## Requirements
Lines that contain the string "this" are to be copied; leave out all others.

## Data shown
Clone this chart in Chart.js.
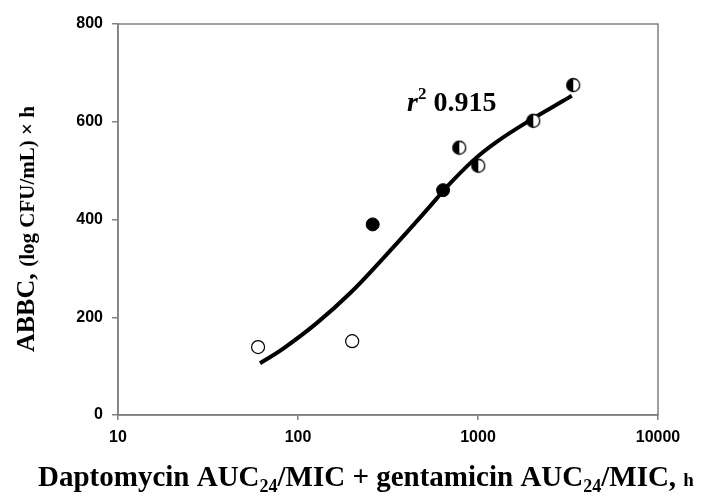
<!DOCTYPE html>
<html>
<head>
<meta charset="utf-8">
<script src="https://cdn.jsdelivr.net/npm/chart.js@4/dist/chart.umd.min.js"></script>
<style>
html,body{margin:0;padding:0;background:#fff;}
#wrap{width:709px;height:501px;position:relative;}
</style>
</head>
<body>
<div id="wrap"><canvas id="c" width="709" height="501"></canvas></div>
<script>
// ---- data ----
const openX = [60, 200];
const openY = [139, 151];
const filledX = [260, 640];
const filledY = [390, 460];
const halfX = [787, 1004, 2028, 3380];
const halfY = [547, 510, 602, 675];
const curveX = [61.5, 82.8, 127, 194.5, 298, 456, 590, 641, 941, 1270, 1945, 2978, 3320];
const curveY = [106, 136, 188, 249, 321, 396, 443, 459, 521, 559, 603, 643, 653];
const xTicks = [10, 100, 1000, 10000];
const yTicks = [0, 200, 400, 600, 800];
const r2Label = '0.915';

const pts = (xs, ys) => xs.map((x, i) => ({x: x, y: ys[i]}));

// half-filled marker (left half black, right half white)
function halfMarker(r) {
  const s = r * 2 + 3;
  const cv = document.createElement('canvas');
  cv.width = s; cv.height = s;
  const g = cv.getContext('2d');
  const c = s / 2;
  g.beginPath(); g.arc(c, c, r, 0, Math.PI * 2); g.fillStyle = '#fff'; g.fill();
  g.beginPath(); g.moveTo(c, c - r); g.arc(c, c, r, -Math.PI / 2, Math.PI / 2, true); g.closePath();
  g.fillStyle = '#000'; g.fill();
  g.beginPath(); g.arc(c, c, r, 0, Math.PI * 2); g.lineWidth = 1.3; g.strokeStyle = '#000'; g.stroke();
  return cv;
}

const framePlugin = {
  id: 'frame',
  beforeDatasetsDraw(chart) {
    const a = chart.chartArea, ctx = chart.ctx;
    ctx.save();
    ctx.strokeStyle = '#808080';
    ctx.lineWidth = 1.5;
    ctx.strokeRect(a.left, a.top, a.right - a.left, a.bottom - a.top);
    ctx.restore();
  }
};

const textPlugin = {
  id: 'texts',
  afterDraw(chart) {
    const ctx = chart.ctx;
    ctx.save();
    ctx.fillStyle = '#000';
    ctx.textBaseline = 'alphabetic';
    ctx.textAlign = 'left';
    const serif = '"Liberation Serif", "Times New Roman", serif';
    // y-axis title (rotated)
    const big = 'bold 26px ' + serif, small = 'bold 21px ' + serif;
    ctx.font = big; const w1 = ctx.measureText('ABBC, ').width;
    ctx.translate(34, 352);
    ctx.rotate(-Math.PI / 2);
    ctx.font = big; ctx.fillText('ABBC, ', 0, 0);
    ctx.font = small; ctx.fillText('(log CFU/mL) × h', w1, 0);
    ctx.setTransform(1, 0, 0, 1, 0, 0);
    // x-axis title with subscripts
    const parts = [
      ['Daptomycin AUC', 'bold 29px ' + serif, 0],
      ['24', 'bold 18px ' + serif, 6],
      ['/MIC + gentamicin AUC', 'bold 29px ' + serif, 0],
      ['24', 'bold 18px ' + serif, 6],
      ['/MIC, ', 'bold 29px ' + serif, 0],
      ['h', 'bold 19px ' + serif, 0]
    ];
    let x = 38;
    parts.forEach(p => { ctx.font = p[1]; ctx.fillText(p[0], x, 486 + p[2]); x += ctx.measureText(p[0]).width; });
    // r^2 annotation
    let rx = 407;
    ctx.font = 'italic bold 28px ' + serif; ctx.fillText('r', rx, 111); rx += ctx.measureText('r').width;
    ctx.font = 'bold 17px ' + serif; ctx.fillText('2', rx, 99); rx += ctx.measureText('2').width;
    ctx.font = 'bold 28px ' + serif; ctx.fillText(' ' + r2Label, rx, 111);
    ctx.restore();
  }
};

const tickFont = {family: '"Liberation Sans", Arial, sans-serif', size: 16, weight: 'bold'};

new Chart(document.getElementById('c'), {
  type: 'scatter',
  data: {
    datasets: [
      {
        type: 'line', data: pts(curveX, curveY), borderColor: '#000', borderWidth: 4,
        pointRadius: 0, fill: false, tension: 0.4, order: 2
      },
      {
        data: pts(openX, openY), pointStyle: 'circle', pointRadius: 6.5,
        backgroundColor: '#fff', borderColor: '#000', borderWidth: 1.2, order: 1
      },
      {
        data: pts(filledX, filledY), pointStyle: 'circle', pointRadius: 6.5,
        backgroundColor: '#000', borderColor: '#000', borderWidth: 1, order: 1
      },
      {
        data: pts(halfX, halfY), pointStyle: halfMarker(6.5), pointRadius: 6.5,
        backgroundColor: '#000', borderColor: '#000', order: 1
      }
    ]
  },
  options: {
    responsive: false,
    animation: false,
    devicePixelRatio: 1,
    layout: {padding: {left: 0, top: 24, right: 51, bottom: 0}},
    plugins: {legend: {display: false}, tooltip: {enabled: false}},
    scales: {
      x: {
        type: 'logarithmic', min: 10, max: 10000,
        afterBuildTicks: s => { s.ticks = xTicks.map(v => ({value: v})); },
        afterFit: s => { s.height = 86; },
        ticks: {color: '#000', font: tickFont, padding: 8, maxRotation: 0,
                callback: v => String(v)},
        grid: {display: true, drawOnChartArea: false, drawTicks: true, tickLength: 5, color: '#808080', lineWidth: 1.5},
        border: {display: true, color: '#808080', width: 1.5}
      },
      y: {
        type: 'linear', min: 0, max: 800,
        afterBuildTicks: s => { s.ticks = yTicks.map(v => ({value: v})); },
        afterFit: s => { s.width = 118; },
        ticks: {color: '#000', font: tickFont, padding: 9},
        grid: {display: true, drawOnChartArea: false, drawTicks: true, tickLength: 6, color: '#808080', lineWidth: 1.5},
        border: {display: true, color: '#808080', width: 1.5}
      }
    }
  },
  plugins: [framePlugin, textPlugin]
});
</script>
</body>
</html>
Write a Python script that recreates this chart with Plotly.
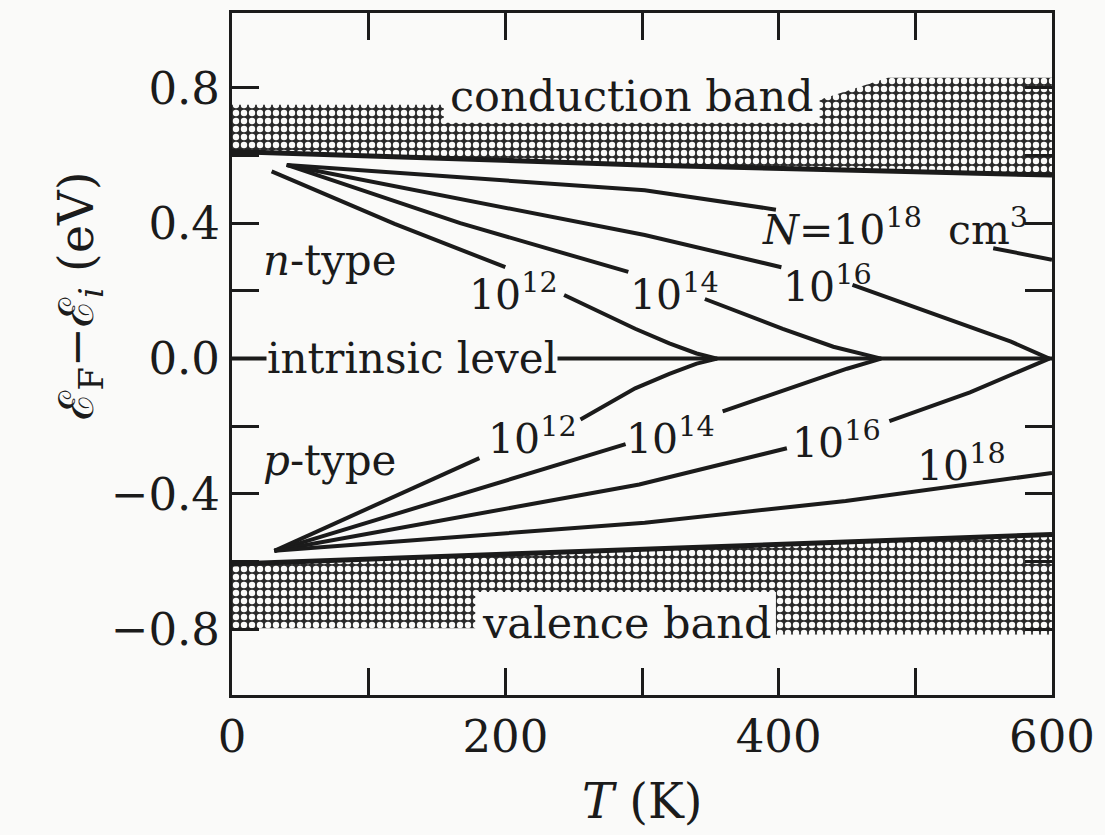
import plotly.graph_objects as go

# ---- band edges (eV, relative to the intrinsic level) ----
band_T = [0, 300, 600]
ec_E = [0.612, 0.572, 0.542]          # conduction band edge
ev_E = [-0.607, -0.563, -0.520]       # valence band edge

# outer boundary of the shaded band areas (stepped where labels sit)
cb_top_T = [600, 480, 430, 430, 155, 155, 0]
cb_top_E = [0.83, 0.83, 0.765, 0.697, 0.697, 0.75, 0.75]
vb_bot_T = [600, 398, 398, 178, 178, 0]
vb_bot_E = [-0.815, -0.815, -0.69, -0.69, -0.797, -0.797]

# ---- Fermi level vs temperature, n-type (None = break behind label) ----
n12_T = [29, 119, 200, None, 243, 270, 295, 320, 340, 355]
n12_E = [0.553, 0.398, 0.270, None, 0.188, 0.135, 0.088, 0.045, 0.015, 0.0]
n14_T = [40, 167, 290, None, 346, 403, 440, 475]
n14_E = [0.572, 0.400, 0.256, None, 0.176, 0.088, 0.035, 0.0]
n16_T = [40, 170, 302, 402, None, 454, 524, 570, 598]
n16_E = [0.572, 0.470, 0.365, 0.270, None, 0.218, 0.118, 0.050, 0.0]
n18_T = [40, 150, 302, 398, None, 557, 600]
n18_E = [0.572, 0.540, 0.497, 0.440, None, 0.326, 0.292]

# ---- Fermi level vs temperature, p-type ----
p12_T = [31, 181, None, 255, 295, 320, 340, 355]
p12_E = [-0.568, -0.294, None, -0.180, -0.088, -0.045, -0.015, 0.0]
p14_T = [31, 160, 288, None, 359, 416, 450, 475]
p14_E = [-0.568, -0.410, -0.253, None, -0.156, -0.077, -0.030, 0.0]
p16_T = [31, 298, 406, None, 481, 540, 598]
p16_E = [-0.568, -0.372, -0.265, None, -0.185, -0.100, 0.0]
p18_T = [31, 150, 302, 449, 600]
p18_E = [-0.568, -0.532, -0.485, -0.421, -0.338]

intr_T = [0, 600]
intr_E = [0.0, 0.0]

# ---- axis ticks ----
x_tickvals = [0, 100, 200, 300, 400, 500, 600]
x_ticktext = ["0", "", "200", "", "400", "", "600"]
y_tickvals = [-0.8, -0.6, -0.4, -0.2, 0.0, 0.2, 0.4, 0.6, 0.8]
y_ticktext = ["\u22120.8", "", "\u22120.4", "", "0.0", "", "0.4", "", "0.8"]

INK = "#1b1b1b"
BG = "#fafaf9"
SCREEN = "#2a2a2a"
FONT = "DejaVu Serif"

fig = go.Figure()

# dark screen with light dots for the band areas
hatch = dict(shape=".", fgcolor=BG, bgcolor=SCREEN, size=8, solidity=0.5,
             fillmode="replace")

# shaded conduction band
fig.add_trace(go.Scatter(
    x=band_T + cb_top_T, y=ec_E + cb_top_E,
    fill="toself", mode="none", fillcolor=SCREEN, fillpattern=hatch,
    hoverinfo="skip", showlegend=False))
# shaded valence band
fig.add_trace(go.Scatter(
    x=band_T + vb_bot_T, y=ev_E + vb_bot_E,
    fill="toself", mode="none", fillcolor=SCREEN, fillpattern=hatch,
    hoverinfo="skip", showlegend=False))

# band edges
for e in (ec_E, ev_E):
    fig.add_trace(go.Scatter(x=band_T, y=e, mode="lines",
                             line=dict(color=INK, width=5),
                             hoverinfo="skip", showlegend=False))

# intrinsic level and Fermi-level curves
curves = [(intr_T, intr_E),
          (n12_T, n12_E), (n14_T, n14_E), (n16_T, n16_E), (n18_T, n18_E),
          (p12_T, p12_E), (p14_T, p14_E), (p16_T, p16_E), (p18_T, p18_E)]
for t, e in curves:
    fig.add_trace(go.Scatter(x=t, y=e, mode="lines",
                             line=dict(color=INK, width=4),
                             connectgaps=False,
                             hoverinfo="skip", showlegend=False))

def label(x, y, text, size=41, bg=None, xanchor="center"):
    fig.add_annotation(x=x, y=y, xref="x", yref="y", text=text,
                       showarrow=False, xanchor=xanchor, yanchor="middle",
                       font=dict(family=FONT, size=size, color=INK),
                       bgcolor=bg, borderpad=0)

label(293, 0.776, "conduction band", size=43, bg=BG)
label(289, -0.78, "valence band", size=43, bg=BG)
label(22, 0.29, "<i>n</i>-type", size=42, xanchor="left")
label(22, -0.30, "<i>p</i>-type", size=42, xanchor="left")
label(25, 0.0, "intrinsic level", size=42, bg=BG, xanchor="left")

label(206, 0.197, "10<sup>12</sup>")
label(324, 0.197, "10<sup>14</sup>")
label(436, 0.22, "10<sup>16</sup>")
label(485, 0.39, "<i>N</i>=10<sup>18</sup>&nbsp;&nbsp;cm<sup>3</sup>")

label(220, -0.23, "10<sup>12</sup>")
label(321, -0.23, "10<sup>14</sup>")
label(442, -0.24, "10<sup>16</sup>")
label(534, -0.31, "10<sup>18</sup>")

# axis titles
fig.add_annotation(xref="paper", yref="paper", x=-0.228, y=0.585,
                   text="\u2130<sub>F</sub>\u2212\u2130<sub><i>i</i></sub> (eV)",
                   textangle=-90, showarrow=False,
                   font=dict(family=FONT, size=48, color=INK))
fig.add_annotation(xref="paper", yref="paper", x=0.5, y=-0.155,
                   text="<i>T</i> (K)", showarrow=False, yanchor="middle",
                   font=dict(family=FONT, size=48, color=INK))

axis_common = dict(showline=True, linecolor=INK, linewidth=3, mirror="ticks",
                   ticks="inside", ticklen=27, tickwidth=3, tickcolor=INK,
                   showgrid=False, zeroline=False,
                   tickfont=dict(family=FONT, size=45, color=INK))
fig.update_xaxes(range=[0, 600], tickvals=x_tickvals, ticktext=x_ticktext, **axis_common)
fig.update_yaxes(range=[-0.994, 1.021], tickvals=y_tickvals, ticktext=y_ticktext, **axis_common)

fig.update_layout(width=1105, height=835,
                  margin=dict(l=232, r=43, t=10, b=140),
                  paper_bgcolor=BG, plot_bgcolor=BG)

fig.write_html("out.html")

## Task result
Clone this chart in Chart.js.
Write a Python script that recreates this chart with Plotly.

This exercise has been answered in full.